'O homem vulgar, por muito dura que lhe seja a vida, tem pelo menos a felicidade de não a pensar.'


Bernardo Soares in Livro do Desassossego






05/12/2010

Incontaminada e cândida, tantos anos aquém (quantos anos foram?); meretriz da dignidade tombada e do decoro mirrado, hoje, no parque devasso onde os citadinos moribundos do sentimento acorrem, afoitos na busca da vã intimidade, como só pode ser a que se encontra num colo estranho e num ventre batido.

A menina doutrora, que um dia ouviu alguém com a adoração receptiva do vaso repleto, ávido da água germinante, é hoje a puta de olhar fétido, que me fita com o mesmo escopo de um pedinte astuto, incomodada pela minha aparente desatenção.

Percorro com passo apressado o passeio contíguo ao parque dos pecados, infamante do próprio Eduardo, de mãos no sobretudo e olhos no chão, de quando em quando palmilhando furtivamente a humanidade que lhe resta. A miséria esconde-se, improvável, não no seu rosto, mas atrás das janelas entreabertas dos carros que passam com o ajuizador vagar dos desafortunados do sentir; proletários redutores dos prazeres à carne examinam-na com expressões ásperas e másculas, esfregando as mãos crespas por cima de parkas grosseiras. Assumo que não seja fácil de reconhecer - mas existe uma subespécie que, como uma praga, dessensibiliza o Homem, mediocrizando-o aos poucos em virtude da matriz (sobre)vivencial da sociedade rendida ao rei Capital.

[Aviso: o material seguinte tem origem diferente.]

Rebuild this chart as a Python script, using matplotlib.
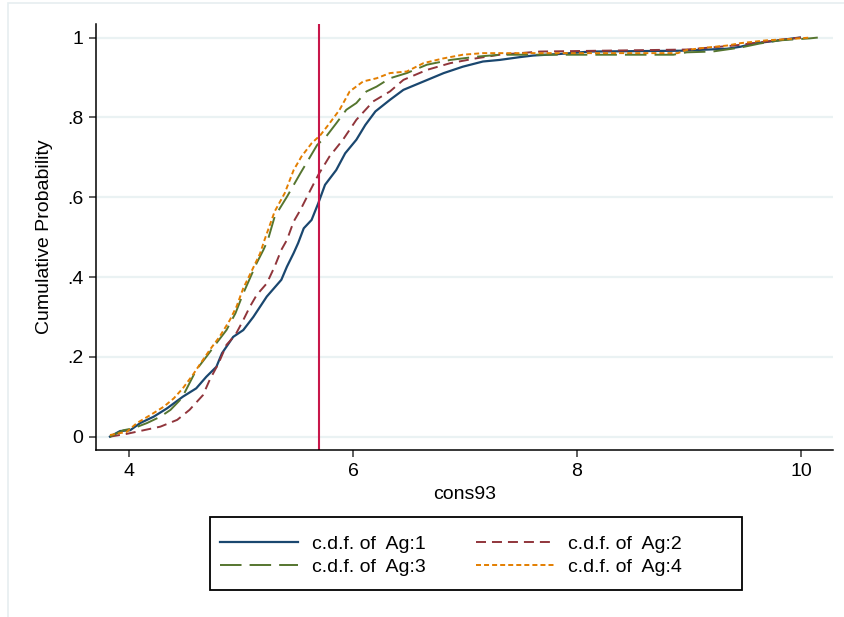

E ela, a do colo cansado – e sem que se pretenda aqui utilizar qualquer disfemismo – é a sobra do mundo. Quem dera devolver-lhe a esperança, saber se a menina dança, apresentar-lhe um C.E.O. clemente que lhe não comprasse o abraço e lhe beijasse a nuca enquanto dormia amarrotada numa camisa grande de mais para si, depois do banho, impregnada de aveia; que a levasse a jantar a sítios improváveis, falando-lhe do expressionismo do Pollock e do transtorno existencialista do Vergílio, das vantagens e vicissitudes da possível intervenção do FMI e de como o seu cabelo balouça enquanto mastiga, satisfeita; que a segurasse com a devoção inabalável de um católico filipino nas vésperas da Páscoa sangrenta, exorcizando a pouco e pouco os feitiços dos agrestes homens das janelas semiabertas.

Mas não… passo discreto, remoto por entre a minha fobia, longínquo de salvador e com a culpa de um pecador, expiada pela vergonha e suportação, enquanto ela fica para trás – cada vez mais para trás – entregue à próxima besta. Mas está tudo bem, creio que tudo esteja bem, já dizia o Conde d’Abranhos, ‘ele há questões terríveis’, mas está tudo bem. Onde é que jantamos hoje?